Mr Ashley said at the time that the coffee
chain had used the sales proceeds to expand the business, meaning the
Abraaj deal offers Mr Ashley an opportunity to cash in on the
investment.
The sale of Java is expected to cement
Kenya’s reputation as a high-return market that offers easy exit routes
for PE funds and development finance institutions.
Most
PE funds and development finance institutions (DFIs) have exited by
selling to similar funds, indicating strong demand from the
institutional investors that pool funds from wealthy families, pension
funds and governments.
Various PE funds have made
double to triple digit returns after investing in large and medium-sized
firms for five to seven years.
The high returns have
been earned across industries, spanning private education, banking,
healthcare, insurance and manufacturing.
Mr Ashley has previously said Java’s annual revenues had crossed the Sh4 billion mark.
The
company has, from a single shop in Nairobi offering tea and coffee,
grown beyond national borders, increasing its attraction to investors.

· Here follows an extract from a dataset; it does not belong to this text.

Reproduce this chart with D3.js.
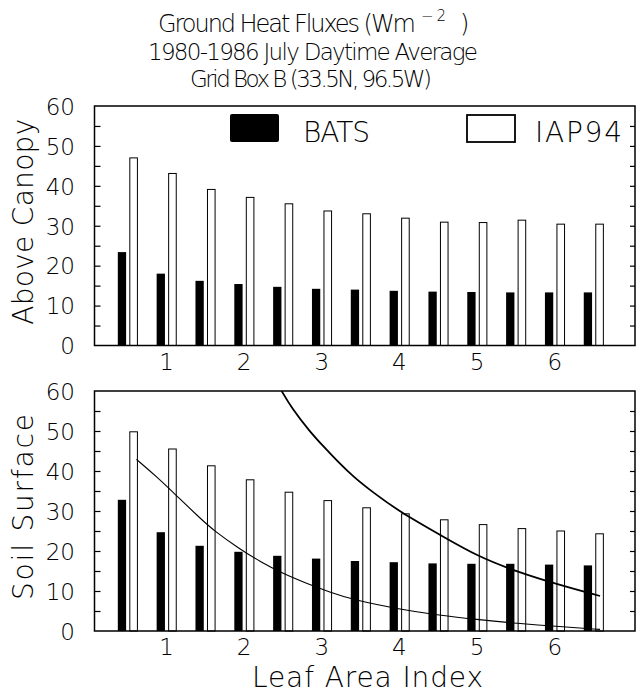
<!DOCTYPE html>
<html><head><meta charset="utf-8">
<script src="https://cdn.jsdelivr.net/npm/d3@7"></script>
<style>
body{margin:0;background:#fff}
text{font-family:"DejaVu Sans","Liberation Sans",sans-serif;font-weight:200;fill:#000}
</style>
</head><body><svg id="c" width="642" height="693"></svg>
<script>
// ---- data ----
const lai = [0.5,1,1.5,2,2.5,3,3.5,4,4.5,5,5.5,6,6.5];
const batsAbove = [23.4,18.0,16.2,15.4,14.7,14.2,14.0,13.7,13.5,13.4,13.3,13.3,13.3];
const iapAbove  = [47.0,43.1,39.1,37.1,35.5,33.7,33.0,31.9,30.9,30.8,31.4,30.4,30.4];
const batsSoil  = [32.8,24.7,21.3,19.8,18.8,18.1,17.5,17.2,16.9,16.8,16.8,16.6,16.4];
const iapSoil   = [49.8,45.5,41.3,37.8,34.7,32.6,30.8,29.3,27.8,26.6,25.6,25.0,24.3];
const upperCurveLai = [2.49,2.62,2.855,3.03,3.20,3.41,3.67,4.01,4.57,5.0,5.52,6.07,6.59];
const upperCurveVal = [60.0,55.7,49.8,46.1,42.6,38.6,34.6,29.8,23.6,18.8,14.8,11.5,8.75];
const lowerCurveLai = [0.62,0.88,1.18,1.44,1.61,1.95,2.21,2.51,2.81,3.11,3.41,3.99,4.49,5.0,5.52,6.07,6.59];
const lowerCurveVal = [42.9,38.6,33.0,28.2,25.2,20.5,17.4,14.3,11.9,9.7,7.8,5.5,4.0,2.9,1.9,1.1,0.4];
const yTickVals = [0,10,20,30,40,50,60];
const yMinorVals = d3.range(5,60,5);
const xTickVals = [1,2,3,4,5,6];
const legendNames = ["BATS","IAP94"];

const svg = d3.select("#c");
const L = 94.5, R = 635;
const x = d3.scaleLinear().domain([0.08,7.04]).range([L,R]);

function panel(top, bottom, bats, iap, title, titleLen, curves){
  const y = d3.scaleLinear().domain([0,60]).range([bottom, top]);
  const g = svg.append("g");
  g.selectAll(".b").data(lai).enter().append("rect")
    .attr("x", (d)=>x(d)-9.3).attr("width",8.3)
    .attr("y",(d,i)=>y(bats[i])).attr("height",(d,i)=>y(0)-y(bats[i]))
    .attr("fill","#000");
  g.selectAll(".w").data(lai).enter().append("rect")
    .attr("x", (d)=>x(d)+2.7).attr("width",7.6)
    .attr("y",(d,i)=>y(iap[i])).attr("height",(d,i)=>y(0)-y(iap[i]))
    .attr("fill","#fff").attr("stroke","#000").attr("stroke-width",1);
  if(curves){
    const clipId = "clip"+Math.round(top);
    svg.append("clipPath").attr("id",clipId).append("rect")
      .attr("x",L).attr("y",top).attr("width",R-L).attr("height",bottom-top);
    curves.forEach(c=>{
      const line = d3.line().x((d,i)=>x(c.lai[i])).y((d)=>y(d)).curve(d3.curveBasis);
      g.append("path").datum(c.val).attr("d",line).attr("fill","none")
        .attr("stroke","#000").attr("stroke-width",c.w).attr("clip-path",`url(#${clipId})`);
    });
  }
  g.append("rect").attr("x",L).attr("y",top).attr("width",R-L).attr("height",bottom-top)
    .attr("fill","none").attr("stroke","#000").attr("stroke-width",1.5);
  const tl = d3.axisLeft(y).tickValues(yMinorVals).tickSize(-6).tickFormat("");
  const tr = d3.axisRight(y).tickValues(yMinorVals).tickSize(-5).tickFormat("");
  const ga = g.append("g").attr("transform",`translate(${L},0)`).call(tl);
  const gb = g.append("g").attr("transform",`translate(${R},0)`).call(tr);
  [ga,gb].forEach(a=>{a.select(".domain").remove(); a.selectAll("line").attr("stroke","#000").attr("stroke-width",1.2);});
  const yl = d3.axisLeft(y).tickValues(yTickVals).tickSize(0).tickPadding(0).tickFormat(d3.format("d"));
  const gy = g.append("g").attr("transform",`translate(75,0)`).call(yl);
  gy.select(".domain").remove();
  gy.selectAll("text").attr("font-size",23).attr("font-family",null).attr("dy","0.36em");
  const xl = d3.axisBottom(x).tickValues(xTickVals).tickSize(0).tickPadding(0).tickFormat(d3.format("d"));
  const gx = g.append("g").attr("transform",`translate(0,${bottom+8})`).call(xl);
  gx.select(".domain").remove();
  gx.selectAll("text").attr("font-size",23).attr("font-family",null).attr("dy","0.71em");
  g.append("text").attr("transform",`translate(33,${(top+bottom)/2-4}) rotate(-90)`)
    .attr("text-anchor","middle").attr("font-size",28)
    .attr("textLength",titleLen).attr("lengthAdjust","spacing").text(title);
  return y;
}

panel(106,345.5,batsAbove,iapAbove,"Above Canopy",206,null);
panel(391,631,batsSoil,iapSoil,"Soil Surface",186,[
  {lai:lowerCurveLai,val:lowerCurveVal,w:1.1},
  {lai:upperCurveLai,val:upperCurveVal,w:1.8}
]);

// legend
svg.append("rect").attr("x",230).attr("y",114).attr("width",49).attr("height",28).attr("rx",2).attr("fill","#000");
svg.append("text").attr("x",303).attr("y",142).attr("font-size",28).attr("textLength",67).attr("lengthAdjust","spacing").text(legendNames[0]);
svg.append("rect").attr("x",467).attr("y",115).attr("width",48).attr("height",27).attr("fill","#fff").attr("stroke","#000").attr("stroke-width",1.8);
svg.append("text").attr("x",535).attr("y",142).attr("font-size",28).attr("textLength",87).attr("lengthAdjust","spacing").text(legendNames[1]);

// titles
svg.append("text").attr("x",158).attr("y",32).attr("font-size",24).attr("textLength",258).attr("lengthAdjust","spacing").text("Ground Heat Fluxes (Wm");
svg.append("text").attr("x",421).attr("y",21).attr("font-size",15).attr("textLength",25).attr("lengthAdjust","spacing").text("−2");
svg.append("text").attr("x",460).attr("y",32).attr("font-size",24).text(")");
svg.append("text").attr("x",148).attr("y",60).attr("font-size",23).attr("textLength",330).attr("lengthAdjust","spacing").text("1980-1986 July Daytime Average");
svg.append("text").attr("x",190).attr("y",87).attr("font-size",23).attr("textLength",242).attr("lengthAdjust","spacing").text("Grid Box B (33.5N, 96.5W)");
svg.append("text").attr("x",252).attr("y",687).attr("font-size",28).attr("textLength",231).attr("lengthAdjust","spacing").text("Leaf Area Index");
</script></body></html>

The coffee chain now has a total of 60 outlets, with an expanded menu that also features international dishes.
It
recently introduced two new brands in the Kenyan market – Planet Yogurt
(a self-serve frozen yoghurt chain) and 360 Degrees (a pizza
restaurant).
Mr Ashley said the opening of new Java
shops — which can cost up to Sh70 million each depending on size and
location — has been funded by internally generated cash, signalling the
company’s profitability and strong cash flows.
That
growth has been aided by being at the vanguard of casual dining
targeting the growing middle class who pay hundreds of shillings for
breakfast, lunch or dinner.
Abraaj said it is this consumer focus in rapidly growing economies that made Java a compelling acquisition.
“Africa’s
rapidly expanding middle class, sustained population growth and
increasing urbanisation is creating compelling investment opportunities
in multiple sectors, and we believe Java House is ideally positioned to
benefit from these trends,” Mustafa Abdel-Wadood, Abraaj’s managing
partner, said in a statement.
Java says businesspeople
and professionals frequent its shops during the day while nights and
weekends are dominated by friends and families.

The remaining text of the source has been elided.